Segundo o delegado Silva, a alta taxa de apreensões no correio faria com que as quadrilhas africanas se concentrassem em outra modalidade de tráfico internacional: o aliciamento de "mulas" - viajantes recrutados para engolir pacotes de cocaína e embarcar em voos para a Europa e para a África. De acordo com a Polícia Federal, mais de uma tonelada de cocaína foi apreendida no ano passado só no aeroporto de Cumbica, em São Paulo.
Investigações
Segundo autoridades, os serviços postais são largamente usados por traficantes internacionais por oferecer a eles uma suposta sensação de segurança. Mas, quando um pacote com drogas é encontrado pela Receita Federal, segundo Garcia, começa um trabalho de investigação policial.
Ele envolve o rastreamento da agência onde a remessa foi enviada e até a busca por impressões digitais do traficante. Em 2012, a Polícia Federal prendeu 12 membros das quadrilhas de origem africana operando no Brasil.
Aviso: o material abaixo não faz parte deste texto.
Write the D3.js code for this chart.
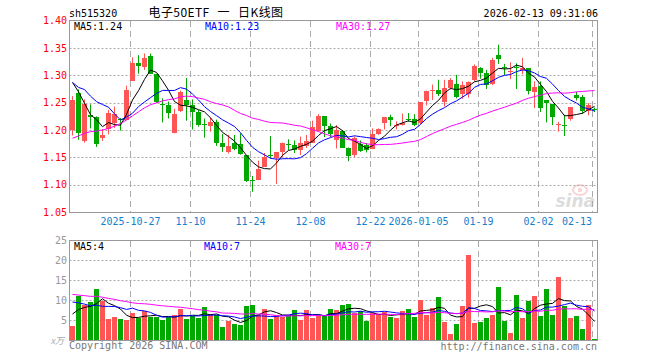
<!DOCTYPE html>
<html><head><meta charset="utf-8">
<script src="https://cdn.jsdelivr.net/npm/d3@7"></script>
<style>body{margin:0;background:#fff}svg{display:block}</style>
</head><body><svg id="c" width="660" height="360"></svg>
<script>
// ---------------- data ----------------
const dates = [
"2025-10-13","2025-10-14","2025-10-15","2025-10-16","2025-10-17","2025-10-20","2025-10-21","2025-10-22","2025-10-23","2025-10-24",
"2025-10-27","2025-10-28","2025-10-29","2025-10-30","2025-10-31","2025-11-03","2025-11-04","2025-11-05","2025-11-06","2025-11-07",
"2025-11-10","2025-11-11","2025-11-12","2025-11-13","2025-11-14","2025-11-17","2025-11-18","2025-11-19","2025-11-20","2025-11-21",
"2025-11-24","2025-11-25","2025-11-26","2025-11-27","2025-11-28","2025-12-01","2025-12-02","2025-12-03","2025-12-04","2025-12-05",
"2025-12-08","2025-12-09","2025-12-10","2025-12-11","2025-12-12","2025-12-15","2025-12-16","2025-12-17","2025-12-18","2025-12-19",
"2025-12-22","2025-12-23","2025-12-24","2025-12-25","2025-12-26","2025-12-29","2025-12-30","2025-12-31",
"2026-01-05","2026-01-06","2026-01-07","2026-01-08","2026-01-09","2026-01-12","2026-01-13","2026-01-14","2026-01-15","2026-01-16",
"2026-01-19","2026-01-20","2026-01-21","2026-01-22","2026-01-23","2026-01-26","2026-01-27","2026-01-28","2026-01-29","2026-01-30",
"2026-02-02","2026-02-03","2026-02-04","2026-02-05","2026-02-06","2026-02-09","2026-02-10","2026-02-11","2026-02-12","2026-02-13"];

const open = [
1.200,1.267,1.180,1.228,1.224,1.186,1.201,1.212,1.221,1.218,
1.290,1.323,1.316,1.336,1.302,1.248,1.246,1.195,1.234,1.255,
1.246,1.233,1.211,1.208,1.215,1.177,1.159,1.177,1.175,1.154,
1.108,1.109,1.133,1.155,1.149,1.159,1.175,1.173,1.163,1.171,
1.177,1.199,1.225,1.207,1.181,1.199,1.168,1.155,1.174,1.173,
1.165,1.193,1.212,1.223,1.208,1.209,1.221,1.220,
1.212,1.253,1.271,1.274,1.252,1.277,1.285,1.266,1.266,1.292,
1.314,1.305,1.285,1.338,1.315,1.306,1.316,1.309,1.313,1.270,
1.281,1.254,1.248,1.209,1.209,1.220,1.264,1.261,1.234,1.238];
const high = [
1.262,1.274,1.256,1.247,1.225,1.202,1.237,1.243,1.222,1.281,
1.333,1.337,1.340,1.340,1.303,1.258,1.252,1.239,1.272,1.295,
1.256,1.237,1.221,1.223,1.219,1.193,1.191,1.191,1.194,1.154,
1.116,1.144,1.158,1.189,1.160,1.177,1.183,1.181,1.188,1.191,
1.217,1.229,1.225,1.212,1.209,1.200,1.168,1.188,1.181,1.176,
1.203,1.203,1.224,1.228,1.216,1.230,1.231,1.229,
1.251,1.272,1.283,1.292,1.292,1.295,1.301,1.289,1.289,1.320,
1.315,1.310,1.332,1.356,1.321,1.324,1.322,1.332,1.313,1.289,
1.289,1.254,1.248,1.215,1.228,1.242,1.270,1.264,1.249,1.241];
const low = [
1.190,1.182,1.177,1.203,1.169,1.180,1.192,1.204,1.199,1.218,
1.290,1.303,1.310,1.303,1.250,1.214,1.221,1.194,1.233,1.217,
1.201,1.206,1.186,1.197,1.171,1.160,1.157,1.163,1.155,1.105,
1.087,1.108,1.133,1.148,1.101,1.151,1.163,1.158,1.154,1.167,
1.177,1.197,1.187,1.187,1.166,1.167,1.143,1.150,1.160,1.159,
1.165,1.191,1.201,1.207,1.201,1.208,1.215,1.207,
1.210,1.245,1.255,1.262,1.243,1.274,1.258,1.257,1.259,1.289,
1.294,1.275,1.282,1.321,1.300,1.293,1.275,1.302,1.265,1.240,
1.233,1.214,1.209,1.197,1.189,1.217,1.254,1.230,1.227,1.233];
const close = [
1.254,1.195,1.247,1.224,1.175,1.190,1.232,1.229,1.218,1.273,
1.323,1.317,1.332,1.303,1.252,1.246,1.231,1.229,1.269,1.246,
1.233,1.209,1.209,1.215,1.177,1.169,1.171,1.166,1.156,1.106,
1.107,1.128,1.150,1.153,1.160,1.177,1.173,1.163,1.177,1.179,
1.206,1.225,1.208,1.193,1.200,1.168,1.153,1.185,1.162,1.163,
1.193,1.201,1.224,1.218,1.210,1.213,1.219,1.209,
1.251,1.272,1.273,1.266,1.277,1.292,1.261,1.283,1.287,1.318,
1.305,1.282,1.329,1.330,1.313,1.308,1.314,1.313,1.272,1.278,
1.240,1.249,1.223,1.211,1.207,1.242,1.259,1.234,1.245,1.236];
const volume = [
3.5,11.0,8.7,9.5,12.75,9.7,5.3,5.75,5.2,5.0,
6.7,5.6,7.2,5.75,5.75,5.0,5.7,6.25,7.75,5.25,
6.0,5.5,8.25,6.6,6.2,3.25,4.75,4.0,3.75,8.6,
8.75,6.25,7.75,5.25,6.3,5.7,6.0,7.5,5.0,7.5,
5.6,6.2,5.9,7.75,7.5,8.75,9.0,6.7,7.2,4.75,
6.7,6.5,7.0,5.75,5.5,7.25,7.75,5.75,
10.0,6.25,8.1,10.75,4.5,1.5,4.0,8.5,21.25,4.25,
4.5,5.5,6.25,13.25,4.75,1.75,11.25,5.5,9.75,11.0,
6.0,12.75,6.25,15.75,8.5,5.5,6.0,2.75,8.75,0.25];
// estimated sessions before the first visible candle (needed for moving averages)
const priorCloses = [1.075,1.097,1.134,1.145,1.130,1.142,1.109,1.068,
  1.08,1.10,1.09,1.12,1.13,1.15,1.14,1.16,1.18,1.17,1.20,1.26,
  1.285,1.287,1.344,1.275,1.244,1.280,1.352,1.329,1.220];
const priorVolumes = [16,13,15,12,17,14,13,15,12,15.6,
  11,9,10,12,10,9,11,10,11.4,11,
  13,12,14,11,12.5,5.5,6.0,8.0,9.5];
const priceTicks = [1.05,1.10,1.15,1.20,1.25,1.30,1.35,1.40];
const volTicks = [5,10,15,20,25];
const xTickDates = ["2025-10-27","2025-11-10","2025-11-24","2025-12-08","2025-12-22","2026-01-05","2026-01-19","2026-02-02","2026-02-13"];
const xTickLabels = ["2025-10-27","11-10","11-24","12-08","12-22","2026-01-05","01-19","02-02","02-13"];
const maPeriods = [5,10,30];
const maColors = ["#000000","#0000ff","#ff00ff"];

// ---------------- drawing ----------------
const RED = "#ff5555", GREEN = "#00a800", GRID = "#aaaaaa", FRAME = "#999999";
const MONO = "'DejaVu Sans Mono', monospace";
const svg = d3.select("#c");
const L = 69.5, R = 597.5;
const x = d3.scaleBand().domain(dates).range([70, 597]).paddingInner(1/6).paddingOuter(0);
const y = d3.scaleLinear().domain([1.05, 1.40]).range([212, 20.7]);
const yv = d3.scaleLinear().domain([0, 25]).range([340, 240]);
const cx = d => Math.floor(x(d)) + 2.5;

function movingAvg(prior, vals, n) {
  const full = prior.concat(vals), off = prior.length;
  return vals.map((_, i) => d3.mean(full.slice(i + off - n + 1, i + off + 1)));
}

// watermark
const wm = svg.append("g").attr("opacity", 0.22);
wm.append("ellipse").attr("cx", 580).attr("cy", 190).attr("rx", 7).attr("ry", 5).attr("fill", "none").attr("stroke", "#e04040").attr("stroke-width", 2);
wm.append("circle").attr("cx", 580).attr("cy", 190).attr("r", 2.2).attr("fill", "#e04040");
wm.append("text").attr("x", 595).attr("y", 207).attr("text-anchor", "end").attr("font-family", "'DejaVu Sans', sans-serif")
  .attr("font-size", 17).attr("font-weight", "bold").attr("font-style", "italic").attr("fill", "#666").text("sina");

// grids
[[y, priceTicks.filter(v => v > 1.05 && v < 1.40)], [yv, volTicks.filter(v => v < 25)]].forEach(([s, ticks]) => {
  svg.append("g").selectAll("line").data(ticks).join("line")
    .attr("x1", L).attr("x2", R).attr("y1", d => Math.round(s(d)) + 0.5).attr("y2", d => Math.round(s(d)) + 0.5)
    .attr("stroke", GRID).attr("stroke-dasharray", "2,2");
});
[[21, 212], [241, 340]].forEach(([a, b]) => {
  svg.append("g").selectAll("line").data(xTickDates).join("line")
    .attr("x1", d => Math.floor(x(d)) + 0.5).attr("x2", d => Math.floor(x(d)) + 0.5)
    .attr("y1", a).attr("y2", b).attr("stroke", GRID).attr("stroke-dasharray", "6,4");
});

// frames
svg.append("rect").attr("x", L).attr("y", 20.5).attr("width", R - L).attr("height", 192).attr("fill", "none").attr("stroke", FRAME);
svg.append("rect").attr("x", L).attr("y", 240.5).attr("width", R - L).attr("height", 100).attr("fill", "none").attr("stroke", FRAME);

// candles
const up = i => close[i] >= open[i];
const cg = svg.append("g");
dates.forEach((d, i) => {
  const col = up(i) ? RED : GREEN;
  cg.append("line").attr("x1", cx(d)).attr("x2", cx(d)).attr("y1", y(high[i])).attr("y2", y(low[i])).attr("stroke", col);
  const t = y(Math.max(open[i], close[i])), b = y(Math.min(open[i], close[i]));
  cg.append("rect").attr("x", Math.floor(x(d))).attr("width", x.bandwidth())
    .attr("y", Math.round(t)).attr("height", Math.max(1, Math.round(b) - Math.round(t))).attr("fill", col);
});

// volume bars
svg.append("g").selectAll("rect").data(dates).join("rect")
  .attr("x", d => Math.floor(x(d))).attr("width", x.bandwidth())
  .attr("y", (d, i) => Math.round(yv(volume[i]))).attr("height", (d, i) => 340 - Math.round(yv(volume[i])))
  .attr("fill", (d, i) => up(i) ? RED : GREEN);

// moving averages
const priceMA = maPeriods.map(n => movingAvg(priorCloses, close, n));
const volMA = maPeriods.map(n => movingAvg(priorVolumes, volume, n));
[[priceMA, y], [volMA, yv]].forEach(([mas, s]) => {
  mas.forEach((m, k) => {
    svg.append("path").datum(m).attr("fill", "none").attr("stroke", maColors[k]).attr("stroke-width", 1)
      .attr("d", d3.line().x((v, i) => cx(dates[i])).y(v => s(v)));
  });
});

// axis labels
svg.append("g").selectAll("text").data(priceTicks).join("text")
  .attr("x", 67).attr("y", d => y(d) + 3.5).attr("text-anchor", "end")
  .attr("font-family", MONO).attr("font-size", 10).attr("fill", "#ff0000").text(d => d.toFixed(2));
svg.append("g").selectAll("text").data(volTicks).join("text")
  .attr("x", 67).attr("y", d => yv(d) + 3.5).attr("text-anchor", "end")
  .attr("font-family", MONO).attr("font-size", 10).attr("fill", "#999").text(d => d);
svg.append("text").attr("x", 64).attr("y", 344).attr("text-anchor", "end").attr("font-family", "'Noto Sans CJK SC', sans-serif")
  .attr("font-size", 9).attr("fill", "#aaa").attr("font-style", "italic").text("x万");
svg.append("g").selectAll("text").data(xTickDates).join("text")
  .attr("x", d => Math.floor(x(d)) + (d === dates[dates.length - 1] ? 0 : 0.5))
  .attr("y", 225).attr("text-anchor", d => d === dates[dates.length - 1] ? "end" : "middle")
  .attr("font-family", MONO).attr("font-size", 10).attr("fill", "#1580cc").text((d, i) => xTickLabels[i]);

// header
const txt = (xx, yy, s, opts = {}) => svg.append("text").attr("x", xx).attr("y", yy)
  .attr("font-family", opts.font || MONO).attr("font-size", opts.size || 10)
  .attr("fill", opts.fill || "#000").attr("text-anchor", opts.anchor || "start").text(s);
txt(69, 16.5, "sh515320");
txt(216, 17, "电子50ETF 一 日K线图", {font: "'Noto Sans CJK SC', sans-serif", size: 12, anchor: "middle"})
  .attr("word-spacing", 5).attr("letter-spacing", 0.4);
txt(598, 16.5, "2026-02-13 09:31:06", {anchor: "end"});
const priceLabelX = [74, 205, 336], volLabelX = [74, 204, 335];
maPeriods.forEach((n, k) => {
  const last = priceMA[k][priceMA[k].length - 1];
  txt(priceLabelX[k], 30, `MA${n}:${last.toFixed(2)}`, {fill: maColors[k]});
  const lv = volMA[k][volMA[k].length - 1];
  txt(volLabelX[k], 250, `MA${n}:${Math.floor(lv)}`, {fill: maColors[k]});
});
txt(69, 349, "Copyright 2026 SINA.COM", {fill: "#777"});
txt(597, 349.5, "http://finance.sina.com.cn", {fill: "#777", anchor: "end"});
</script></body></html>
No entanto, segundo Silva, a resistência de autoridades de outros países em colaborar com as investigações tem prejudicado as operações da Polícia Federal. De acordo com ele, uma parte importante da investigação é permitir que remessas suspeitas entrem de forma controlada em seus países de destino - com o objetivo de identificar quem são os receptadores.
Contudo, autoridades da Espanha e de alguns países europeus não teriam cooperado em ações dessa natureza. Uma exceção é o Reino Unido, segundo Silva, onde ao menos duas operações do gênero foram realizadas.